* _Problem details_:
Print again only this span: the line with "Output the Python", the line with "non_marker = [False] + [True] * 21", and all lines between them, exactly as given.

* _Entries_:
* * * * *

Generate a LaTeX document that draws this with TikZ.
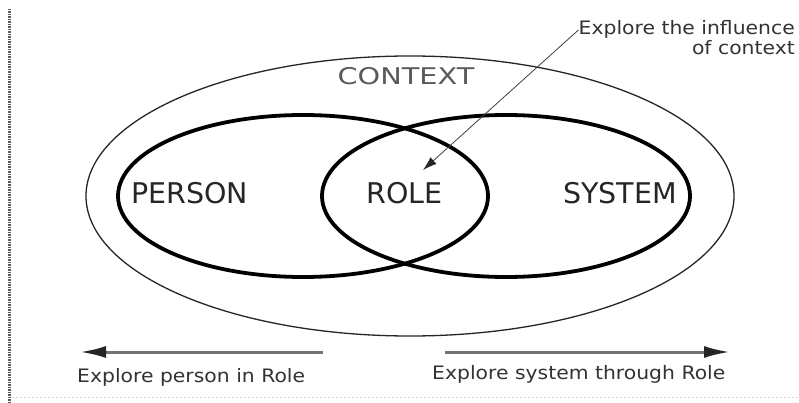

* * * * *

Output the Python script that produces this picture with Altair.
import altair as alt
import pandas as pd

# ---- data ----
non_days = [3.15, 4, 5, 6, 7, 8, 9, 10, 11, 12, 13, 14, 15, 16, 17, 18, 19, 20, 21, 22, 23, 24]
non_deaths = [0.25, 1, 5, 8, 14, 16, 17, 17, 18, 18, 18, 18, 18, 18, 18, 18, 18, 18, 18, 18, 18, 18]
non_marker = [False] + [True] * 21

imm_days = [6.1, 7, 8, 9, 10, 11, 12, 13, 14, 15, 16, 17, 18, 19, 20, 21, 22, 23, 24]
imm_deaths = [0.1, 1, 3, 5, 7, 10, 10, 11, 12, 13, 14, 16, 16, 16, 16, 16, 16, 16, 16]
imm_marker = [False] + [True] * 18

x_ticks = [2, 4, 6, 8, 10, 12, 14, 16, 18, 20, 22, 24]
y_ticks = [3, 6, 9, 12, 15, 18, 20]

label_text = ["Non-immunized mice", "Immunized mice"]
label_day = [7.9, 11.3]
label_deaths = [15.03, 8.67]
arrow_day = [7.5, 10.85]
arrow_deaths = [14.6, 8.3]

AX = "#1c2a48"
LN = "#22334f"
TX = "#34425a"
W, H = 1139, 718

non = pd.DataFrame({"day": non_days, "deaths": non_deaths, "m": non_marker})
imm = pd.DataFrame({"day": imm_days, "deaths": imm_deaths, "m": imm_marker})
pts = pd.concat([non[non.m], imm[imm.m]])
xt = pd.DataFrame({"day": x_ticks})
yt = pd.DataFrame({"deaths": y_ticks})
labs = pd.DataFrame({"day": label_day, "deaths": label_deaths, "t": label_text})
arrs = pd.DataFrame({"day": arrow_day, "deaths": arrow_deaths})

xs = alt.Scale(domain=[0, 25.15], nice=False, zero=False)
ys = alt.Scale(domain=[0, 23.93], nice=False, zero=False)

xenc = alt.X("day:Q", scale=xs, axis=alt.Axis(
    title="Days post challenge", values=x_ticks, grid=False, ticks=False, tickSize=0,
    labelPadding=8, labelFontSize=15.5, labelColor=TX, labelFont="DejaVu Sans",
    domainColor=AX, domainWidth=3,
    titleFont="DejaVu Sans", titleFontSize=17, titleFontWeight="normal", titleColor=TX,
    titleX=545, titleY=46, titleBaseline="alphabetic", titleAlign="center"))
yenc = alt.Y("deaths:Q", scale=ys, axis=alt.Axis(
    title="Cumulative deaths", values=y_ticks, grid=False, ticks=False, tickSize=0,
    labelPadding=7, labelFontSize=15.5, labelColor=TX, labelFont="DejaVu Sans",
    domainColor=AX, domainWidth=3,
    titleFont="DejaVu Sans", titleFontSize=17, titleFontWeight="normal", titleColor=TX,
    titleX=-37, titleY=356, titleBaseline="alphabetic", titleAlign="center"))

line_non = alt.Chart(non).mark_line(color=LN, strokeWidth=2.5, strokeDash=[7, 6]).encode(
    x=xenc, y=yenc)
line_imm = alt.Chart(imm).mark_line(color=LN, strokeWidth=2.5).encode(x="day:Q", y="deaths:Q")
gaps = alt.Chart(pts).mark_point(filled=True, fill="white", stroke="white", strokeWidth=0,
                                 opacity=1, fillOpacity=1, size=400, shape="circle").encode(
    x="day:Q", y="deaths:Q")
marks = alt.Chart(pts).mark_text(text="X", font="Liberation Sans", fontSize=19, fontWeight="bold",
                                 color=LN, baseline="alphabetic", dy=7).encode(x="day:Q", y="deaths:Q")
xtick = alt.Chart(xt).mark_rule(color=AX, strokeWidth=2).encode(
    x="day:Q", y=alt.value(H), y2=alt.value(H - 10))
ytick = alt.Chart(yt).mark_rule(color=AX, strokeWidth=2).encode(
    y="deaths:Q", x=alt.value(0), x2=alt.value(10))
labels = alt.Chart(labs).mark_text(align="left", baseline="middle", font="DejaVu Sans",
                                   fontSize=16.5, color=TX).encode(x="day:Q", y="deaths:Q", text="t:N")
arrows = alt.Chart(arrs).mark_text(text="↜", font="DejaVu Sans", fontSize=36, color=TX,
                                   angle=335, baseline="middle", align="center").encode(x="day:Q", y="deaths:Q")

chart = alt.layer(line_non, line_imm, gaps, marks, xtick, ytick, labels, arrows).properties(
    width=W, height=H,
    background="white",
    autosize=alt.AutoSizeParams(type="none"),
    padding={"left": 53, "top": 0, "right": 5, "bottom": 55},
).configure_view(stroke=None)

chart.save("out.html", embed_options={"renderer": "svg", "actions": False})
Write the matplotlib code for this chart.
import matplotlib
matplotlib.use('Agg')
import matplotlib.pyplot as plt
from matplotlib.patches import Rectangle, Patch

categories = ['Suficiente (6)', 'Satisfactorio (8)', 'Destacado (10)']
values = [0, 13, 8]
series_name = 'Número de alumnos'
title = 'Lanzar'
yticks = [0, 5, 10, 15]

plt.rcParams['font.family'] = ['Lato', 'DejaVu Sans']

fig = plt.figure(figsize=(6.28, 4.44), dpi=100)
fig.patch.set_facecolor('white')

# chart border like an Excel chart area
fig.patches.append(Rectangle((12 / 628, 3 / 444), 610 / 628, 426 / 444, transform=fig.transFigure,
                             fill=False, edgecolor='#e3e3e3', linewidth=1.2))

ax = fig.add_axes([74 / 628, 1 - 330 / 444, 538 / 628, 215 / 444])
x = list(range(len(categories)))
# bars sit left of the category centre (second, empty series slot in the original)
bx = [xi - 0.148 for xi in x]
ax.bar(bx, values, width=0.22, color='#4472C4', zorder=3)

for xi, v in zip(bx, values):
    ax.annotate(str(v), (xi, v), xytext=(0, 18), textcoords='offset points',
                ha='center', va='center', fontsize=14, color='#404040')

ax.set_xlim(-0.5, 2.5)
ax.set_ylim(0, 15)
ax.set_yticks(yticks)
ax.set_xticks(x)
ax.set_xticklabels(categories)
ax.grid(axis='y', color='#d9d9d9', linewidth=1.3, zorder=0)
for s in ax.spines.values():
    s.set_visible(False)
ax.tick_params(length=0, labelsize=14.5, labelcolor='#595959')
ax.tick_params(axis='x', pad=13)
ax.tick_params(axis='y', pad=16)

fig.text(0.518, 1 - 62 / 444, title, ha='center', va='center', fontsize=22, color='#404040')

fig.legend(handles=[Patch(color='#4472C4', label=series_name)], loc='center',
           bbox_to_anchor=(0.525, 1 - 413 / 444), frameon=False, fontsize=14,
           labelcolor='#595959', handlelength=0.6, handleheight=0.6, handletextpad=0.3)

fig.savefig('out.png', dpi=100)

* * * * *

* _Output below_:
Output the Python script that produces this picture with Altair.
import altair as alt
import pandas as pd

# ---- data ----
non_days = [3.15, 4, 5, 6, 7, 8, 9, 10, 11, 12, 13, 14, 15, 16, 17, 18, 19, 20, 21, 22, 23, 24]
non_deaths = [0.25, 1, 5, 8, 14, 16, 17, 17, 18, 18, 18, 18, 18, 18, 18, 18, 18, 18, 18, 18, 18, 18]
non_marker = [False] + [True] * 21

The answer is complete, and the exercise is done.